En los primeros días, llegó a comandar hasta 50 personas. Luego la cantidad de voluntarios disminuyó y ahora cada brigada lleva una docena. “Primero me cercioraba de que llevaran su equipo adecuado, para que no se fueran a dañar. Y antes de comenzar las labores tenía una reunión con ellos para hacerles saber lo que estábamos haciendo y no exponer la vida de ellos ni tampoco su salud”, relata.
Y así salía en camión desde las ocho de la mañana a recoger escombros, podar y barrer, como si Altadena fuera lo único que vale la pena rescatar del mundo y César no tuviera que preocuparse por su propia vida, cuando todo el asunto de sus patrones y de sus jardines acabó por dejarlo sin empleo. Y a su esposa también, que era housekeeper.

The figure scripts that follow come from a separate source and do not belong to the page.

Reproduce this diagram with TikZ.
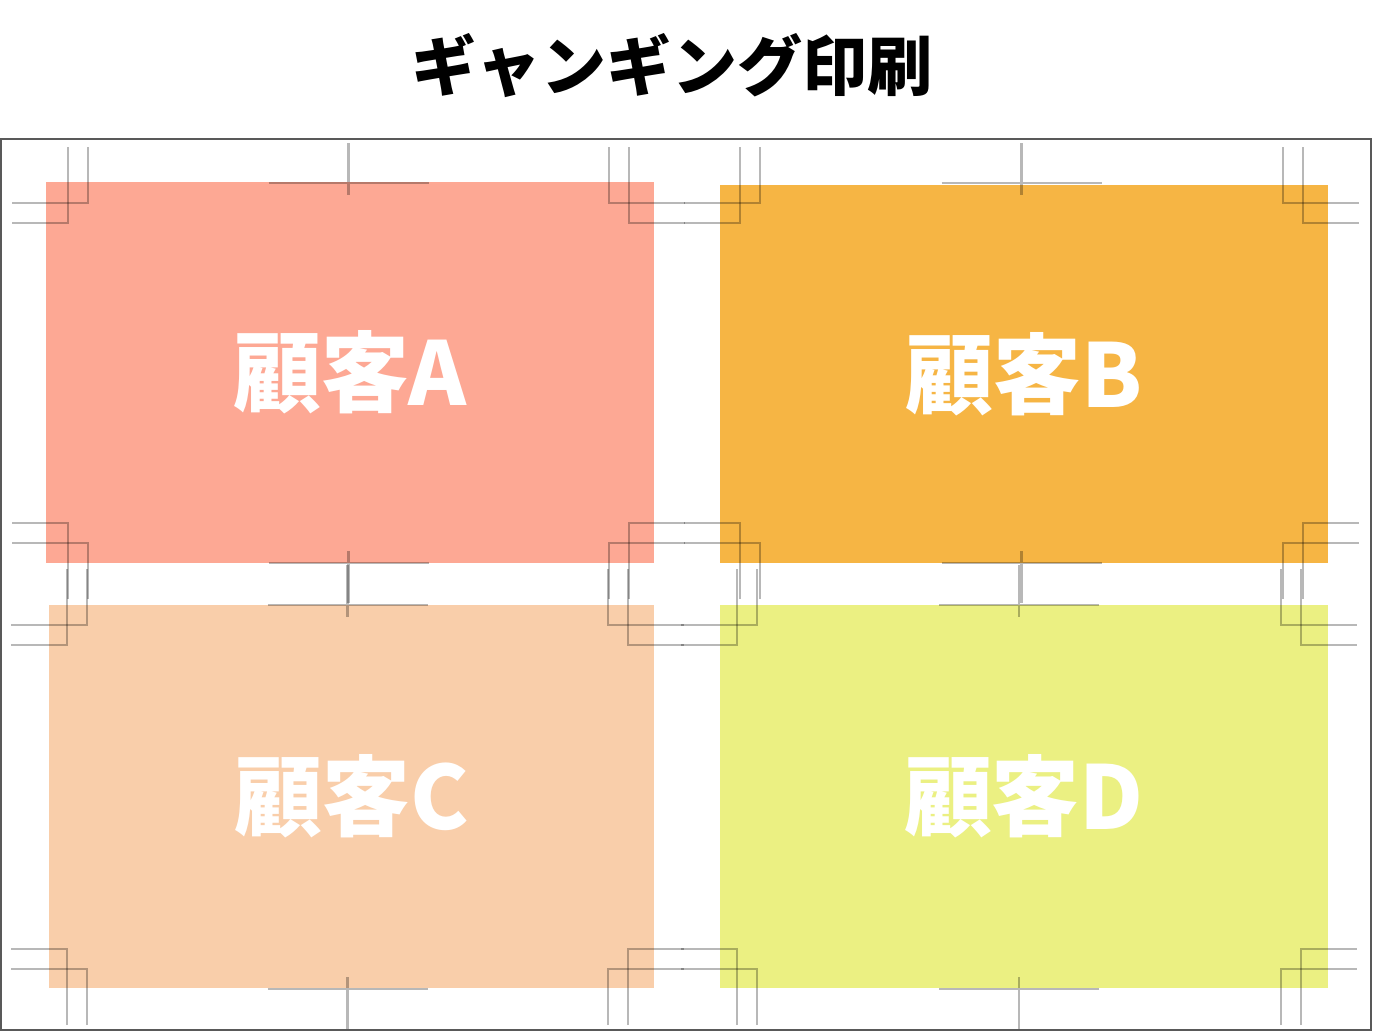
\documentclass[tikz,border=0pt]{standalone}
\usepackage{fontspec}
\newfontfamily\cjk{Noto Sans CJK JP}
\definecolor{cardA}{HTML}{FDA894}
\definecolor{cardB}{HTML}{F6B544}
\definecolor{cardC}{HTML}{F9CEAA}
\definecolor{cardD}{HTML}{EBF082}
\def\px{0.02cm}

\begin{document}
\begin{tikzpicture}[x=0.02cm,y=-0.02cm]
   \useasboundingbox (0,0) rectangle (1373,1032);
   \node[font=\cjk\bfseries\fontsize{37}{37}\selectfont] (title) at (672,66) {ギャンギング印刷};
   \draw[draw=black!65,line width=1.1pt] (1,139) rectangle (1371,1030);
   \begin{scope}[every node/.style={rectangle,inner sep=0pt,text=white,
       font=\cjk\bfseries\fontsize{50}{50}\selectfont}]
    \node[fill=cardA,minimum width=608*\px,minimum height=381*\px] (A) at (350,372.5) {顧客A};
    \node[fill=cardB,minimum width=608*\px,minimum height=378*\px] (B) at (1024,374) {顧客B};
    \node[fill=cardC,minimum width=605*\px,minimum height=383*\px] (C) at (351.5,796.5) {顧客C};
    \node[fill=cardD,minimum width=608*\px,minimum height=383*\px] (D) at (1024,796.5) {顧客D};
   \end{scope}
   % trim marks: left/top/right/bottom of each card's trim box
   \begin{scope}[draw=black,opacity=0.28,line width=1.3pt]
    \foreach \l/\t/\r/\b in {88/223/609/523, 760/223/1283/523, 87/645/608/949, 757/645/1281/949} {
      \pgfmathsetmacro\cx{(\l+\r)/2}
      \draw (\l,\t-76) -- (\l,\t-20) -- (\l-76,\t-20);
      \draw (\l-20,\t-76) -- (\l-20,\t) -- (\l-76,\t);
      \draw (\r,\t-76) -- (\r,\t-20) -- (\r+76,\t-20);
      \draw (\r+20,\t-76) -- (\r+20,\t) -- (\r+76,\t);
      \draw (\l,\b+76) -- (\l,\b+20) -- (\l-76,\b+20);
      \draw (\l-20,\b+76) -- (\l-20,\b) -- (\l-76,\b);
      \draw (\r,\b+76) -- (\r,\b+20) -- (\r+76,\b+20);
      \draw (\r+20,\b+76) -- (\r+20,\b) -- (\r+76,\b);
      \draw (\cx-80,\t-40) -- (\cx+80,\t-40) (\cx,\t-80) -- (\cx,\t-28);
      \draw (\cx-80,\b+40) -- (\cx+80,\b+40) (\cx,\b+28) -- (\cx,\b+80);
    }
   \end{scope}
\end{tikzpicture}
\end{document}
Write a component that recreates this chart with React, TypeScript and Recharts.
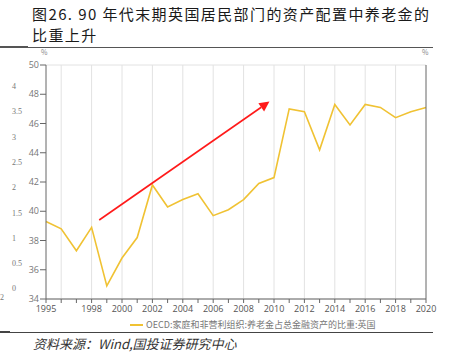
import React from "react";
import {
  LineChart,
  Line,
  XAxis,
  YAxis,
  CartesianGrid,
  ReferenceLine,
} from "recharts";

const years = [
  1995, 1996, 1997, 1998, 1999, 2000, 2001, 2002, 2003, 2004, 2005, 2006, 2007,
  2008, 2009, 2010, 2011, 2012, 2013, 2014, 2015, 2016, 2017, 2018, 2019, 2020,
];
const pensionShare = [
  39.3, 38.8, 37.3, 38.9, 34.9, 36.8, 38.2, 41.8, 40.3, 40.8, 41.2, 39.7, 40.1,
  40.8, 41.9, 42.3, 47.0, 46.8, 44.2, 47.3, 45.9, 47.3, 47.1, 46.4, 46.8, 47.1,
];
const labeledYears = [1995, 1998, 2000, 2002, 2004, 2006, 2008, 2010, 2012, 2014, 2016, 2018, 2020];
const gridYears = [1996, 1998, 2000, 2002, 2004, 2006, 2008, 2010, 2012, 2014, 2016, 2018];
const yTicks = [34, 36, 38, 40, 42, 44, 46, 48, 50];
const strayTicks = ["4", "3.5", "3", "2.5", "2", "1.5", "1", "0.5", "0"];
const arrowFrom = { x: 1998.5, y: 39.4 };
const arrowTo = { x: 2009.7, y: 47.5 };

const seriesName = "OECD:家庭和非营利组织:养老金占总金融资产的比重:英国";
const YELLOW = "#f0c233";

const data = years.map((y, i) => ({ year: y, v: pensionShare[i] }));

const tickStyle = { fontSize: 9, fill: "#777", fontFamily: "'Open Sans', sans-serif" };

function Arrow(props: any) {
  const { x1, y1, x2, y2 } = props;
  const ang = Math.atan2(y2 - y1, x2 - x1);
  const len = 10;
  const w = 5;
  const bx = x2 - len * Math.cos(ang);
  const by = y2 - len * Math.sin(ang);
  const px = -Math.sin(ang) * w;
  const py = Math.cos(ang) * w;
  return (
    <g>
      <line x1={x1} y1={y1} x2={bx} y2={by} stroke="#ff1a1a" strokeWidth={1.6} />
      <polygon
        points={`${x2},${y2} ${bx + px},${by + py} ${bx - px},${by - py}`}
        fill="#ff1a1a"
      />
    </g>
  );
}

export default function App() {
  return (
    <div
      style={{
        position: "absolute",
        left: 0,
        top: 0,
        width: 451,
        height: 357,
        background: "#fff",
        fontFamily: "'Noto Sans CJK SC', sans-serif",
        overflow: "hidden",
      }}
    >
      <div
        style={{
          position: "absolute",
          left: 32,
          top: 4,
          fontSize: 15,
          lineHeight: "20.5px",
          color: "#1a1a1a",
          fontWeight: 400,
          letterSpacing: 1.4,
        }}
      >
        图26. 90 年代末期英国居民部门的资产配置中养老金的
        <br />
        比重上升
      </div>
      <div style={{ position: "absolute", left: 0, top: 46, width: 28, height: 2, background: "#555" }} />
      <div style={{ position: "absolute", left: 28, top: 47, width: 405, height: 1, background: "#555" }} />

      <div style={{ position: "absolute", left: 41, top: 48, fontSize: 7, lineHeight: "8px", color: "#888" }}>%</div>
      <div style={{ position: "absolute", left: 422, top: 48, fontSize: 7, lineHeight: "8px", color: "#888" }}>%</div>

      {strayTicks.map((t, i) => (
        <div
          key={t}
          style={{
            position: "absolute",
            left: 12,
            top: 82 + i * 25.3,
            fontSize: 8,
            color: "#777",
            fontFamily: "'Liberation Serif', serif",
          }}
        >
          {t}
        </div>
      ))}
      <div style={{ position: "absolute", left: 0, top: 293, fontSize: 8, color: "#777", fontFamily: "'Liberation Serif', serif" }}>
        2
      </div>

      <div style={{ position: "absolute", left: 0, top: 0 }}>
        <LineChart
          width={451}
          height={319}
          data={data}
          margin={{ top: 65, right: 0, bottom: 0, left: 0 }}
        >
          <CartesianGrid vertical={false} stroke="#e2e2e2" />
          {gridYears.map((g) => (
            <ReferenceLine key={g} x={g} yAxisId="l" stroke="#e2e2e2" />
          ))}
          <XAxis
            dataKey="year"
            type="number"
            domain={[1995, 2020]}
            ticks={years}
            interval={0}
            tickFormatter={(v) => (labeledYears.includes(v) ? String(v) : "")}
            tick={{ ...tickStyle, fill: "#555" }}
            tickSize={4}
            tickMargin={3}
            height={20}
            stroke="#666"
          />
          <YAxis
            yAxisId="l"
            domain={[34, 50]}
            ticks={yTicks}
            width={46}
            tick={tickStyle}
            tickSize={6}
            tickMargin={1}
            stroke="#666"
            interval={0}
          />
          <YAxis
            yAxisId="r"
            orientation="right"
            domain={[34, 50]}
            ticks={yTicks}
            width={25}
            tick={tickStyle}
            tickSize={6}
            tickMargin={1}
            stroke="#666"
            interval={0}
          />
          <Line
            yAxisId="l"
            dataKey="v"
            stroke={YELLOW}
            strokeWidth={1.6}
            dot={false}
            isAnimationActive={false}
          />
          <ReferenceLine
            yAxisId="l"
            segment={[arrowFrom, arrowTo]}
            shape={(p: any) => <Arrow {...p} />}
          />
        </LineChart>
      </div>

      <div
        style={{
          position: "absolute",
          left: 130,
          top: 318,
          display: "flex",
          alignItems: "center",
          fontSize: 9,
          color: "#777",
        }}
      >
        <span style={{ display: "inline-block", width: 13, height: 2, background: YELLOW, marginRight: 3 }} />
        {seriesName}
      </div>

      <div style={{ position: "absolute", left: 0, top: 331, width: 10, height: 2, background: "#444" }} />
      <div style={{ position: "absolute", left: 10, top: 332, width: 423, height: 1, background: "#444" }} />
      <div
        style={{
          position: "absolute",
          left: 33,
          top: 334,
          fontSize: 13,
          color: "#333",
          fontStyle: "italic",
        }}
      >
        资料来源：Wind,国投证券研究中心
      </div>
    </div>
  );
}
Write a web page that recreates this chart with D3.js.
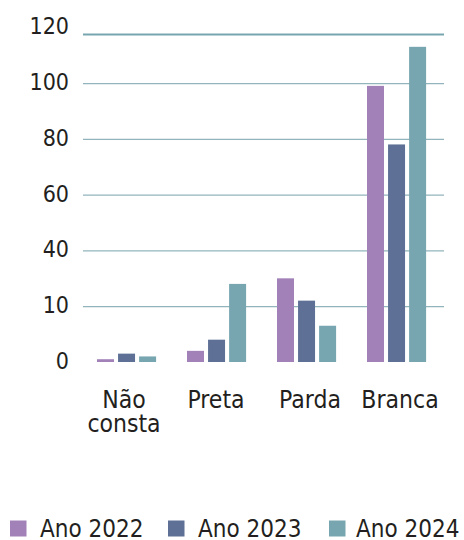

¿De qué viven desde que no trabajan? De la caridad del banco de alimentos, que a veces en los paquetes que reparte incluye jabón y papel higiénico, esas minucias vitales. Pero César llega al centro de voluntarios más puntual que el metro, a las 6.00 de la mañana, y no para hasta las 8.00 de la noche. Sin cobrar nada. Acepta la comida y alguna ropa de las donaciones, cuando le dan. Le mete tanto empeño que, según dice, sueña por las noches que ya anda paleando con su brigada.
No ha podido conseguir más trabajo porque las cosas se han puesto difíciles desde que el presidente Donald Trump destapó su contienda contra los migrantes, y ahora en la calle no hay quien contrate a los que no tengan los documentos en orden. Y él no tiene nada de eso ni cómo. Lo más que ha logrado, desde que media ciudad se fue abajo y comenzó el trámite de reconstruirla, es tratar de convencer a las compañías de electricidad, gas y agua, de que le den tiempo a recuperarse y pagar los servicios en un par de meses. Y convenció al casero para que haga lo mismo con la renta, aunque tiene que pagarle intereses, un porcentaje extra que no han acordado, por cada mes de atraso.
Y entre todo, César mueve su activismo silencioso para que California apruebe el proyecto de ley SB 227, un programa de trabajadores excluidos que propone “brindar asistencia en efectivo a los trabajadores desempleados que no son elegibles para el seguro de desempleo debido a su estatus migratorio”. La ley vigente que autoriza el pago de beneficios a desempleados en el Estado prohíbe que estos sean recibidos por trabajadores sin estatus regular. Y esto a César le parece injusto.
“Quienes no tenemos Seguro Social, de alguna manera u otra también pagamos impuestos. Cuando compro mis zapatos, mis pantalones, yo pago impuestos, ¿verdad? Pero nunca los vuelvo a ver de regreso”, comenta. “No estamos pidiendo un año ni dos años. Un corto tiempo, nada más, que se nos apoye para que podamos sobrevivir”.
Mientras tanto, su esposa está consiguiendo casas que limpiar por la zona de Highland, a 60 millas desde Altadena, dos horas en ómnibus. Y él, que tampoco puede pensionarse, va a “seguir hasta que pueda y esto se restablezca”. “Es mi obligación”, asegura. A sus 60 años, mientras llega el lobo de las deportaciones a todas partes, con pánico a encontrárselo en la esquina y que lo desguace como el fuego a los jardines, César va viendo cómo y de qué vive y quiere seguir ayudando a la gente. “De corazón”, dice, “aunque algunas de esas mismas gentes apoyen a quien nos quiere deportar”.